[BEGIN DATA PROVIDED]

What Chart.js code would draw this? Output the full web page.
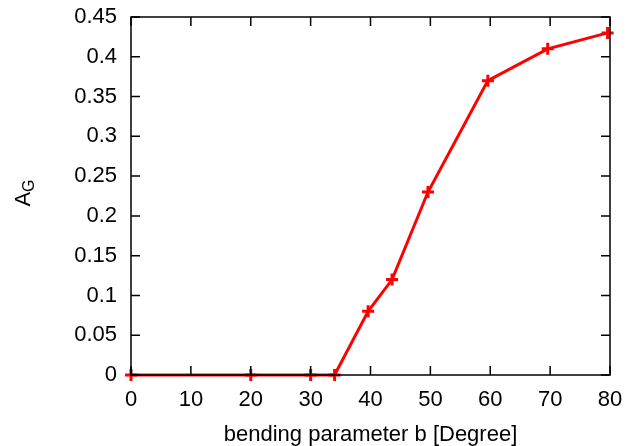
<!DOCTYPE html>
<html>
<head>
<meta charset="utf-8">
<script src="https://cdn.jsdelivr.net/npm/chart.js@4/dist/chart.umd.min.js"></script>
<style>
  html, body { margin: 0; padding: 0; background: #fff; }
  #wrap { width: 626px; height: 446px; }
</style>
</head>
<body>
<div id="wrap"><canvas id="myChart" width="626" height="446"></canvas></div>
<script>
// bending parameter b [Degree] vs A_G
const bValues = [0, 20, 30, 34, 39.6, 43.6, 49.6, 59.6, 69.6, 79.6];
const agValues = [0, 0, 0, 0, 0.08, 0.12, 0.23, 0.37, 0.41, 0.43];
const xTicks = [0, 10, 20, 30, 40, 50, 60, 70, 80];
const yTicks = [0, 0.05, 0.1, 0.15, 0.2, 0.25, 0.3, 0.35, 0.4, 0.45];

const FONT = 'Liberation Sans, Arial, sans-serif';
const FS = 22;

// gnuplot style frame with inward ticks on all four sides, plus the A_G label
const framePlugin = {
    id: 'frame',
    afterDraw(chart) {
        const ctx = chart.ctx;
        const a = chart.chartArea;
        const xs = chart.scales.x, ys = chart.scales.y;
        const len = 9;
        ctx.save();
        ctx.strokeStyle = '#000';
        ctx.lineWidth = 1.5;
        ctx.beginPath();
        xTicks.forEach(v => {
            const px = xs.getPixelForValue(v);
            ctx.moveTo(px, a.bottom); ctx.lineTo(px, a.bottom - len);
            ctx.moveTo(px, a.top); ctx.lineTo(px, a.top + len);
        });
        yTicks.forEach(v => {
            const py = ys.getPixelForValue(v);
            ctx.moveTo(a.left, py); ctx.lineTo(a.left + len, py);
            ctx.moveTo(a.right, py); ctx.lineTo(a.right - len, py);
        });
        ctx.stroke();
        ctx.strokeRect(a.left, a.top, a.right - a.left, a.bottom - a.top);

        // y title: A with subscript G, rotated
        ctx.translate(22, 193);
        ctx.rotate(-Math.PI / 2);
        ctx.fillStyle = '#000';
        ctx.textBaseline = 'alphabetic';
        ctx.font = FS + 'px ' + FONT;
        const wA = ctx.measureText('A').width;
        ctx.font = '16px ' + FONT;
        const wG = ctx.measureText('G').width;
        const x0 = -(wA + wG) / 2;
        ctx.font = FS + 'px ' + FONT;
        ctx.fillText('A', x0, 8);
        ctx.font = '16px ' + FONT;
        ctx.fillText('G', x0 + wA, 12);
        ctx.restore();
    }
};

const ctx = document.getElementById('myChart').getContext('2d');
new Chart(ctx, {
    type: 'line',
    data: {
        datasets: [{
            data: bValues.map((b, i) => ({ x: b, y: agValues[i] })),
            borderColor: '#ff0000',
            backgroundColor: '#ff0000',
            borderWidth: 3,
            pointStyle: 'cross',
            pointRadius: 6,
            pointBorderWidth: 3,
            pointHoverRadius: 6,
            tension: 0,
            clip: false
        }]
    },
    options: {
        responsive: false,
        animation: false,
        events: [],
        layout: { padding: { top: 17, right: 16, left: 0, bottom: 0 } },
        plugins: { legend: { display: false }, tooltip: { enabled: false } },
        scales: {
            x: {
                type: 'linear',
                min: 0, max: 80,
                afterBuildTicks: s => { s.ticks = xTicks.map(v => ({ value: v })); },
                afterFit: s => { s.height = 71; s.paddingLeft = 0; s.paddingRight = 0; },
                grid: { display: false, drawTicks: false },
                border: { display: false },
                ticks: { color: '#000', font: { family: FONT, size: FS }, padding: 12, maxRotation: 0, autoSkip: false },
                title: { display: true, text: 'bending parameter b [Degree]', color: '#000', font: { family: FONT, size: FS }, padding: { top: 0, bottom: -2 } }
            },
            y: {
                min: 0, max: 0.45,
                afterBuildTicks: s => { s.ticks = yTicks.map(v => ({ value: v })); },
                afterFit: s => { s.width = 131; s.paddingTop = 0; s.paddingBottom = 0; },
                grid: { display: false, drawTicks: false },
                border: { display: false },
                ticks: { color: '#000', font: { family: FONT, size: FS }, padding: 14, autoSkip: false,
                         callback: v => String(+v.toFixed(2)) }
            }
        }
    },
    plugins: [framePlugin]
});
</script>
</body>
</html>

[END DATA PROVIDED]
[BEGIN DATA PROVIDED]

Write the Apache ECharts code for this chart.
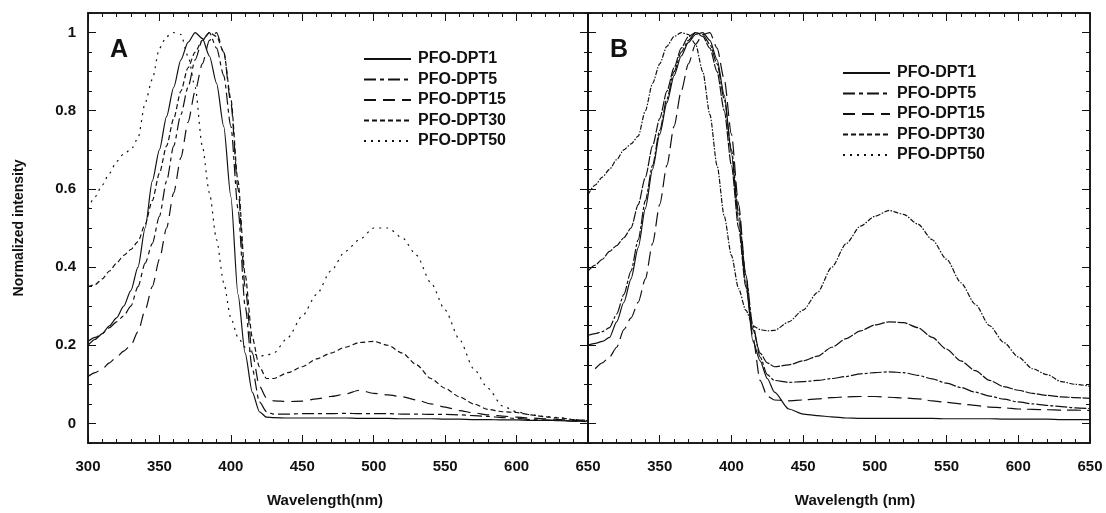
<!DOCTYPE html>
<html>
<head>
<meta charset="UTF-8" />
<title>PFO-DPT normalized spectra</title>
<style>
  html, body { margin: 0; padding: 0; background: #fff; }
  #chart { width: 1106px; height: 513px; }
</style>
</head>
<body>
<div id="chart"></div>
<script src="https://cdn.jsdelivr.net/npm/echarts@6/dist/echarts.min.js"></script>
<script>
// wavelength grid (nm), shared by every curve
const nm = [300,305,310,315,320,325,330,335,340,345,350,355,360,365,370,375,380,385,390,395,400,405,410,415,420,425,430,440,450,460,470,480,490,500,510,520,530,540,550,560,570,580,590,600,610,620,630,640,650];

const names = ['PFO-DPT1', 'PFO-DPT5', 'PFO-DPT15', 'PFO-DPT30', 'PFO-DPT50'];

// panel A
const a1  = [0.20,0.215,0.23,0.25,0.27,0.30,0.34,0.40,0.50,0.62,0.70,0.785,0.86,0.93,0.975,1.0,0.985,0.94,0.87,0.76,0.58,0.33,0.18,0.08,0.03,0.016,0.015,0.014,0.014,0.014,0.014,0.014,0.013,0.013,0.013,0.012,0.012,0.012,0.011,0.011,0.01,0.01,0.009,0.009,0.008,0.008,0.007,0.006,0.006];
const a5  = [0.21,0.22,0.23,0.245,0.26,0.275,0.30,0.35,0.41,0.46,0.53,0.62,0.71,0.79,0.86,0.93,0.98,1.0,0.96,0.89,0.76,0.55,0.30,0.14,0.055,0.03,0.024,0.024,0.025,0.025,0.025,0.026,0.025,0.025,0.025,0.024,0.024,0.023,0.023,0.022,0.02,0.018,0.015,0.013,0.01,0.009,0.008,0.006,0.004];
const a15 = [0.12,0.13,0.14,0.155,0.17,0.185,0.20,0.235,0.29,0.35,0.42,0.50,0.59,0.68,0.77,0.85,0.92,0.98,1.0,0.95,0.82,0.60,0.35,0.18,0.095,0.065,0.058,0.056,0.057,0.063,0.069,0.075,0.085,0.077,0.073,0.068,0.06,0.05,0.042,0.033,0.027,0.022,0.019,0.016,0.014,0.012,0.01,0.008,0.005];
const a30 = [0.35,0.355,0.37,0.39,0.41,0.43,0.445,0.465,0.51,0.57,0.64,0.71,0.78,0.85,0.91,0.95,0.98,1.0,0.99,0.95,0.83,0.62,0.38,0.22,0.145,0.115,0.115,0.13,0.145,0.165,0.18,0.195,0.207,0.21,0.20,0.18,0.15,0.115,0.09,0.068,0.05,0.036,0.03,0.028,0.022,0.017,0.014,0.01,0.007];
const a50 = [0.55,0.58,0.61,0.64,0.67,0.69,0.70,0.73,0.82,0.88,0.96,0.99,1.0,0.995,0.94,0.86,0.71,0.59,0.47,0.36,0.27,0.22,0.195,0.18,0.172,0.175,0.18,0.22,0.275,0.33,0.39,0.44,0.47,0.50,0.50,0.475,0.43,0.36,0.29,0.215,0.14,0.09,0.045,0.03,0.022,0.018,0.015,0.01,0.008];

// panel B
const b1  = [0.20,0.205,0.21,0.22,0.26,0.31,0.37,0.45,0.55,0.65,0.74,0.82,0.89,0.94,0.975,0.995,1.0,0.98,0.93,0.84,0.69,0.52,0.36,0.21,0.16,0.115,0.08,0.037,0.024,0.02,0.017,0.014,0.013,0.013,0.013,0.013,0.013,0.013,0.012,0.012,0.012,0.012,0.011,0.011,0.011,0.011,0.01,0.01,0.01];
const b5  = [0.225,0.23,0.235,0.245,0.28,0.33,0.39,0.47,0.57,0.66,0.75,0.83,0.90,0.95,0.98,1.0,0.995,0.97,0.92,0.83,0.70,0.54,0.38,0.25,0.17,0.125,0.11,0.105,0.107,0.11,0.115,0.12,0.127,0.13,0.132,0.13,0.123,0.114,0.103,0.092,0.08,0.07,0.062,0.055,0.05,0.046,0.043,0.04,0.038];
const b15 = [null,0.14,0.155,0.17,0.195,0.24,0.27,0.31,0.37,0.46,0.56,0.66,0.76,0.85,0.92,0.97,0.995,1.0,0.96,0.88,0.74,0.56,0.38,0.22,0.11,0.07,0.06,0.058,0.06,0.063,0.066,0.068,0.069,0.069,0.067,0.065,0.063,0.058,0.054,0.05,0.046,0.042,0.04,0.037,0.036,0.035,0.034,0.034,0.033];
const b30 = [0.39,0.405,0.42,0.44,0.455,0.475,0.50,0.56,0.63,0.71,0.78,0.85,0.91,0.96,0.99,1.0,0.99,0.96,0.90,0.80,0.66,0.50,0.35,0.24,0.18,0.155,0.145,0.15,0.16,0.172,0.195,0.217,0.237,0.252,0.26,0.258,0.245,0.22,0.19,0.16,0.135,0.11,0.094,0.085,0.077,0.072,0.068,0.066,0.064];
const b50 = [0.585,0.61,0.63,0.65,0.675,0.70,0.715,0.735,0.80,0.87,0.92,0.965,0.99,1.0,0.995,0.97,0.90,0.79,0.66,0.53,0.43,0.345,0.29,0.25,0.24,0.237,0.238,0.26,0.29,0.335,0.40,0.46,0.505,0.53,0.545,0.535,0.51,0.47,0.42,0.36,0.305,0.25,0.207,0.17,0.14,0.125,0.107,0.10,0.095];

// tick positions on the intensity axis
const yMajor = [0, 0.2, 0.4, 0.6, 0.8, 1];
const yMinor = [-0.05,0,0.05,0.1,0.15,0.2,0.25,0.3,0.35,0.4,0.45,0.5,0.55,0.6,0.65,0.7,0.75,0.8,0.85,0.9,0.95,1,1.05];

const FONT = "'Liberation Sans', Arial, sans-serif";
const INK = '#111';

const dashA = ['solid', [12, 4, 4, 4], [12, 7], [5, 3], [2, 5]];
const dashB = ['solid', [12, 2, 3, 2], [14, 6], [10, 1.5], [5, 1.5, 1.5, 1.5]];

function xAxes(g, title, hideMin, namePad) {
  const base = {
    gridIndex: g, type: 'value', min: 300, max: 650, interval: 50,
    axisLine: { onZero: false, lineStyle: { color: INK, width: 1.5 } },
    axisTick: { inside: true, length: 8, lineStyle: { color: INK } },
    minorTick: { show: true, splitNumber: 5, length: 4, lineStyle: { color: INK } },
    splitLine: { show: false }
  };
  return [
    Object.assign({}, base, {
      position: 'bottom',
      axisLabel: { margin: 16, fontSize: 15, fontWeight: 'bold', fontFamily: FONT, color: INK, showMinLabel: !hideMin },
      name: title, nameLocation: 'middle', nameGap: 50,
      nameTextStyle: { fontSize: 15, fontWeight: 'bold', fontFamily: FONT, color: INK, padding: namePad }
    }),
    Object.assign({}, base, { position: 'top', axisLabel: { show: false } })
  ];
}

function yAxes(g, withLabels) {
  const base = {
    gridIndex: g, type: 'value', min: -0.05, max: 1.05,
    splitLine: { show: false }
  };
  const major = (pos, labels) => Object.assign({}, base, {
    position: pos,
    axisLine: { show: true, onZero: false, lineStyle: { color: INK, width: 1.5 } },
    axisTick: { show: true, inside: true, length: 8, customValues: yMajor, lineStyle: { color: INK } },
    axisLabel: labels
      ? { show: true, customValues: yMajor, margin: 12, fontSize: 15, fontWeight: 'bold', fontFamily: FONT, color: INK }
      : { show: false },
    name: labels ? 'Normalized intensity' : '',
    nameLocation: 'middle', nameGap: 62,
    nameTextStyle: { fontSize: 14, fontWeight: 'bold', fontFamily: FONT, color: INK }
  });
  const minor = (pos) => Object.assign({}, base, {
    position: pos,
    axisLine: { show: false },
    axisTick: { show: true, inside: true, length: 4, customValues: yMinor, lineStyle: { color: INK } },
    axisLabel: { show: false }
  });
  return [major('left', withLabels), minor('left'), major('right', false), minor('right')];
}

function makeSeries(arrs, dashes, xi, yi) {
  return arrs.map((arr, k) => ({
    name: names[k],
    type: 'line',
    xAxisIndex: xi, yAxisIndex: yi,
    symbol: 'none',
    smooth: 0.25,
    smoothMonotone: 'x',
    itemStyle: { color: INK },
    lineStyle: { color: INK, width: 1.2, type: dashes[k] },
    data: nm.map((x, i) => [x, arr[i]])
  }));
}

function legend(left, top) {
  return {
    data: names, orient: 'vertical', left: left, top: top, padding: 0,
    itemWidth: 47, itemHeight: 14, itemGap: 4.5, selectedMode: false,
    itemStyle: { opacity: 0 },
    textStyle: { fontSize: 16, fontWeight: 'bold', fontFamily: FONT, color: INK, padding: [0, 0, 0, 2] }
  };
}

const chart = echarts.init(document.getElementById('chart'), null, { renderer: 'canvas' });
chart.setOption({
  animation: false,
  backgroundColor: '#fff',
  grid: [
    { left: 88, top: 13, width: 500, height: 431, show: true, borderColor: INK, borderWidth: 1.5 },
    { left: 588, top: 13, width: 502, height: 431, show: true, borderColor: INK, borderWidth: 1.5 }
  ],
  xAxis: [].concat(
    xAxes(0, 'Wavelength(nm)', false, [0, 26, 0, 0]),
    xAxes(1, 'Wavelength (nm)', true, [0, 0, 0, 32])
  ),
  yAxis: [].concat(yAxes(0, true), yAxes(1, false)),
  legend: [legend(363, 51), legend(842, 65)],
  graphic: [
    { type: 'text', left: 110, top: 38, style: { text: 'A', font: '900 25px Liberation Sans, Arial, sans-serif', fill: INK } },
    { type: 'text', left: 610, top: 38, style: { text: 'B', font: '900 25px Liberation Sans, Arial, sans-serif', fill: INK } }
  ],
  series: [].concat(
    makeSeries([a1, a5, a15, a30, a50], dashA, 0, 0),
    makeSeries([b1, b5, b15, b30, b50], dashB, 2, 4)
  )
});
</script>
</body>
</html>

[END DATA PROVIDED]
[BEGIN DATA PROVIDED]

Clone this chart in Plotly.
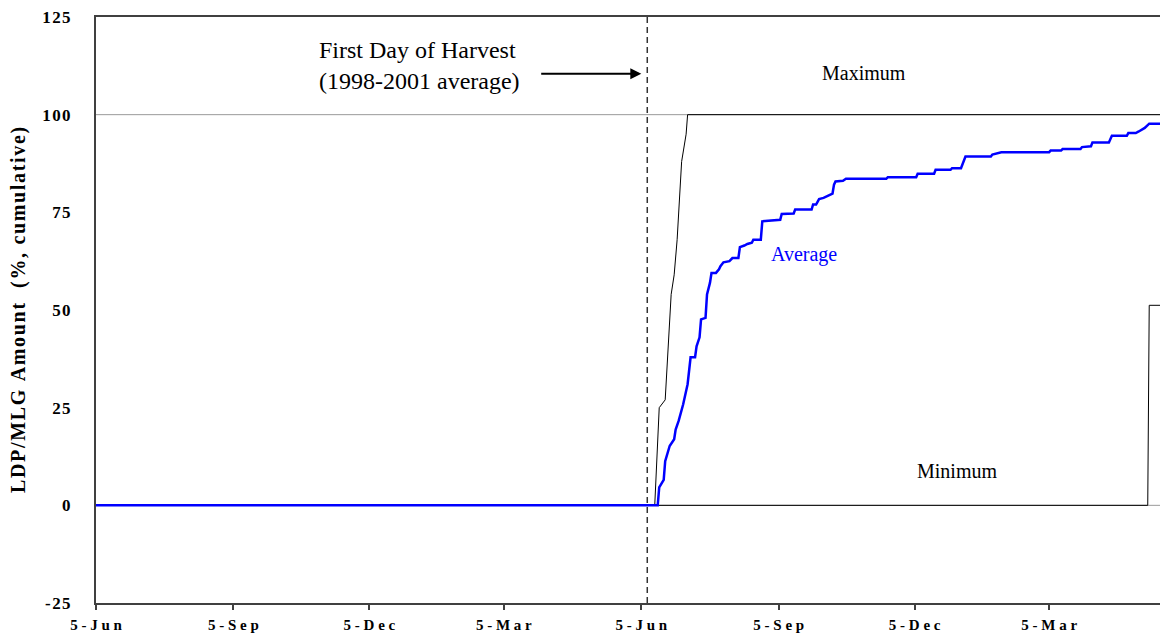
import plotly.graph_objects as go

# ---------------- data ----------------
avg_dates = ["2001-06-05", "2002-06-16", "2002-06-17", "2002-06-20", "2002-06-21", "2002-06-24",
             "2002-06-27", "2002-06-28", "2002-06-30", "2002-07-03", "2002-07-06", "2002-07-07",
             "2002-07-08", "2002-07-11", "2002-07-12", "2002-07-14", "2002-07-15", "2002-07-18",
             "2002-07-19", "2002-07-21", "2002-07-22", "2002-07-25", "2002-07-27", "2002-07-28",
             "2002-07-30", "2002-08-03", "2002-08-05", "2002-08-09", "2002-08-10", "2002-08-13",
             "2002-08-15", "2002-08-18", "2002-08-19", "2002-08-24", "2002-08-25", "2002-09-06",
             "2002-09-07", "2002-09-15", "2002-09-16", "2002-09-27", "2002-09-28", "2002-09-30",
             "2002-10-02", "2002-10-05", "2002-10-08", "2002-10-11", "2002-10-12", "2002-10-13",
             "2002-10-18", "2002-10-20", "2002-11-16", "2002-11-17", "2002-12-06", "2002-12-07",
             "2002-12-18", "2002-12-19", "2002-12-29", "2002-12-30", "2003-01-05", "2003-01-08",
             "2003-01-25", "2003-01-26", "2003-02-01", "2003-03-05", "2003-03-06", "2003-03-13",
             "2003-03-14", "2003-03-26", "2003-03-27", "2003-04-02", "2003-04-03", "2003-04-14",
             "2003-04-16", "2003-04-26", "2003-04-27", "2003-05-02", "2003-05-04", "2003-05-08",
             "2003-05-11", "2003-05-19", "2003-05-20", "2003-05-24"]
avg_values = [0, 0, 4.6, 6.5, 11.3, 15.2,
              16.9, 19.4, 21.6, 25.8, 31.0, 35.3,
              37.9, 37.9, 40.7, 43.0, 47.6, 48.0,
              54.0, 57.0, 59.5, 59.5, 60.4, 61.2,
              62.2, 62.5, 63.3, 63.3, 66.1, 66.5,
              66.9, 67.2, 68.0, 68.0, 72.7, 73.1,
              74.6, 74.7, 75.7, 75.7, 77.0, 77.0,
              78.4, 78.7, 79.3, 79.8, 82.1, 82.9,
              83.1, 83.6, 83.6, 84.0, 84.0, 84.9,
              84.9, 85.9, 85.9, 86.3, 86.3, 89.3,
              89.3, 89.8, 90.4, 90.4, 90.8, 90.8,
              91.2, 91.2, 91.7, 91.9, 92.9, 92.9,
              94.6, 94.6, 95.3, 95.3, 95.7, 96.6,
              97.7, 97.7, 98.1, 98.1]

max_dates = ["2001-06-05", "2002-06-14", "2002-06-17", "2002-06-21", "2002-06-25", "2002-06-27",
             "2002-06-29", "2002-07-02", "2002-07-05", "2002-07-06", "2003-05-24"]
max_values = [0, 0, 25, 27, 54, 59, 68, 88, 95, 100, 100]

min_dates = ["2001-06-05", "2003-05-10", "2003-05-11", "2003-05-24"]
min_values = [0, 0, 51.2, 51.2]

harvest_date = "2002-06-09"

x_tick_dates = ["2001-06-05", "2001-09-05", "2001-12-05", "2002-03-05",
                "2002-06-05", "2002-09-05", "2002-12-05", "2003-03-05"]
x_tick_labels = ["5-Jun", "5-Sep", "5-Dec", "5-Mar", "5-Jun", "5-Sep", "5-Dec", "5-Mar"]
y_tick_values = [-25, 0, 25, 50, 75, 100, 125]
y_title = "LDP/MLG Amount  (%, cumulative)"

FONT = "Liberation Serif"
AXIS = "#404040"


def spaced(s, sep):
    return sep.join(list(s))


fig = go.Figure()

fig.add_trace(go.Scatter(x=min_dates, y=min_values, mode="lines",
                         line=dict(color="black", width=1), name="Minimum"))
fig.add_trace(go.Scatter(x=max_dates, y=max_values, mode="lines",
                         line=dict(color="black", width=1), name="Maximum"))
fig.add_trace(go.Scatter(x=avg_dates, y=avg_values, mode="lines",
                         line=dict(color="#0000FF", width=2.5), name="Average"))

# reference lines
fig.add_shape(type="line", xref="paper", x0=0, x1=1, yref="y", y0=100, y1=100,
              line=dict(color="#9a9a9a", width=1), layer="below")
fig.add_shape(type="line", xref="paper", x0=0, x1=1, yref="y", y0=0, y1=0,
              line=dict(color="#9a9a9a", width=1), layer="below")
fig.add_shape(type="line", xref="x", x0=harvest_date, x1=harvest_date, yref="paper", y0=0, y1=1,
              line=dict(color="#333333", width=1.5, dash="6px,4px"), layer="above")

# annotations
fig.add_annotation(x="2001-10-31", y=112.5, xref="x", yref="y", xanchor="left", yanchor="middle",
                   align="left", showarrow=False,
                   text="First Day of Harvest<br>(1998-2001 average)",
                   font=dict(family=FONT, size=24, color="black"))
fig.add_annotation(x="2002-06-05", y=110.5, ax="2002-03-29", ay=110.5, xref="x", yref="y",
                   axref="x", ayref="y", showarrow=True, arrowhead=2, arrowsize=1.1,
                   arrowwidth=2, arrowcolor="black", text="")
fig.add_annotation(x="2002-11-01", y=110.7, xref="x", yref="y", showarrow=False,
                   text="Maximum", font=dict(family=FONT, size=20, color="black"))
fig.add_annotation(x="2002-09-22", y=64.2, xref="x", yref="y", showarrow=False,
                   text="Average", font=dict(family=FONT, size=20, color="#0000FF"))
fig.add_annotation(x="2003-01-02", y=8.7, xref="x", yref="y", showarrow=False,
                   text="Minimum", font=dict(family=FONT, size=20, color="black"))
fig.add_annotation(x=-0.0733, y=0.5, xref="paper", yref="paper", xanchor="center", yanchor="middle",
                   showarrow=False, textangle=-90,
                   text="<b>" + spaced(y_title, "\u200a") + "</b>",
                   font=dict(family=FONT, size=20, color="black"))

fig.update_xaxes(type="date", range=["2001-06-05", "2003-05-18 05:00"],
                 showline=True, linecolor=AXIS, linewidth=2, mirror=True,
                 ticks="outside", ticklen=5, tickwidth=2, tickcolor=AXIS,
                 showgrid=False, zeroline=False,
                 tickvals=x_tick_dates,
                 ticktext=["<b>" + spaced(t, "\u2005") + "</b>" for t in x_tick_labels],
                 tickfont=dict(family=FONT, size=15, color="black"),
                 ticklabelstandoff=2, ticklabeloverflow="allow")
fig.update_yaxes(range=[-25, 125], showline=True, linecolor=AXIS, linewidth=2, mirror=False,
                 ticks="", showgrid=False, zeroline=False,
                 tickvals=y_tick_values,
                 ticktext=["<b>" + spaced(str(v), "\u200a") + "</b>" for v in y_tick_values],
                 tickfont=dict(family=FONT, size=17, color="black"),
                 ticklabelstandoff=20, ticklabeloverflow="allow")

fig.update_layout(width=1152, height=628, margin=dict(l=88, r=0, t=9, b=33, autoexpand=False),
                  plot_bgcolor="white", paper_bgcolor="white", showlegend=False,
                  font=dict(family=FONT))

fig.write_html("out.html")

[END DATA PROVIDED]

Only the lines from the one with "Clone this chart in Plotly." down to the one with "97.7, 97.7, 98.1, 98.1]" belong in your copy, both ends included; write them out exactly and skip any pictures.

EXERCISE OUTPUT
Clone this chart in Plotly.
import plotly.graph_objects as go

# ---------------- data ----------------
avg_dates = ["2001-06-05", "2002-06-16", "2002-06-17", "2002-06-20", "2002-06-21", "2002-06-24",
             "2002-06-27", "2002-06-28", "2002-06-30", "2002-07-03", "2002-07-06", "2002-07-07",
             "2002-07-08", "2002-07-11", "2002-07-12", "2002-07-14", "2002-07-15", "2002-07-18",
             "2002-07-19", "2002-07-21", "2002-07-22", "2002-07-25", "2002-07-27", "2002-07-28",
             "2002-07-30", "2002-08-03", "2002-08-05", "2002-08-09", "2002-08-10", "2002-08-13",
             "2002-08-15", "2002-08-18", "2002-08-19", "2002-08-24", "2002-08-25", "2002-09-06",
             "2002-09-07", "2002-09-15", "2002-09-16", "2002-09-27", "2002-09-28", "2002-09-30",
             "2002-10-02", "2002-10-05", "2002-10-08", "2002-10-11", "2002-10-12", "2002-10-13",
             "2002-10-18", "2002-10-20", "2002-11-16", "2002-11-17", "2002-12-06", "2002-12-07",
             "2002-12-18", "2002-12-19", "2002-12-29", "2002-12-30", "2003-01-05", "2003-01-08",
             "2003-01-25", "2003-01-26", "2003-02-01", "2003-03-05", "2003-03-06", "2003-03-13",
             "2003-03-14", "2003-03-26", "2003-03-27", "2003-04-02", "2003-04-03", "2003-04-14",
             "2003-04-16", "2003-04-26", "2003-04-27", "2003-05-02", "2003-05-04", "2003-05-08",
             "2003-05-11", "2003-05-19", "2003-05-20", "2003-05-24"]
avg_values = [0, 0, 4.6, 6.5, 11.3, 15.2,
              16.9, 19.4, 21.6, 25.8, 31.0, 35.3,
              37.9, 37.9, 40.7, 43.0, 47.6, 48.0,
              54.0, 57.0, 59.5, 59.5, 60.4, 61.2,
              62.2, 62.5, 63.3, 63.3, 66.1, 66.5,
              66.9, 67.2, 68.0, 68.0, 72.7, 73.1,
              74.6, 74.7, 75.7, 75.7, 77.0, 77.0,
              78.4, 78.7, 79.3, 79.8, 82.1, 82.9,
              83.1, 83.6, 83.6, 84.0, 84.0, 84.9,
              84.9, 85.9, 85.9, 86.3, 86.3, 89.3,
              89.3, 89.8, 90.4, 90.4, 90.8, 90.8,
              91.2, 91.2, 91.7, 91.9, 92.9, 92.9,
              94.6, 94.6, 95.3, 95.3, 95.7, 96.6,
              97.7, 97.7, 98.1, 98.1]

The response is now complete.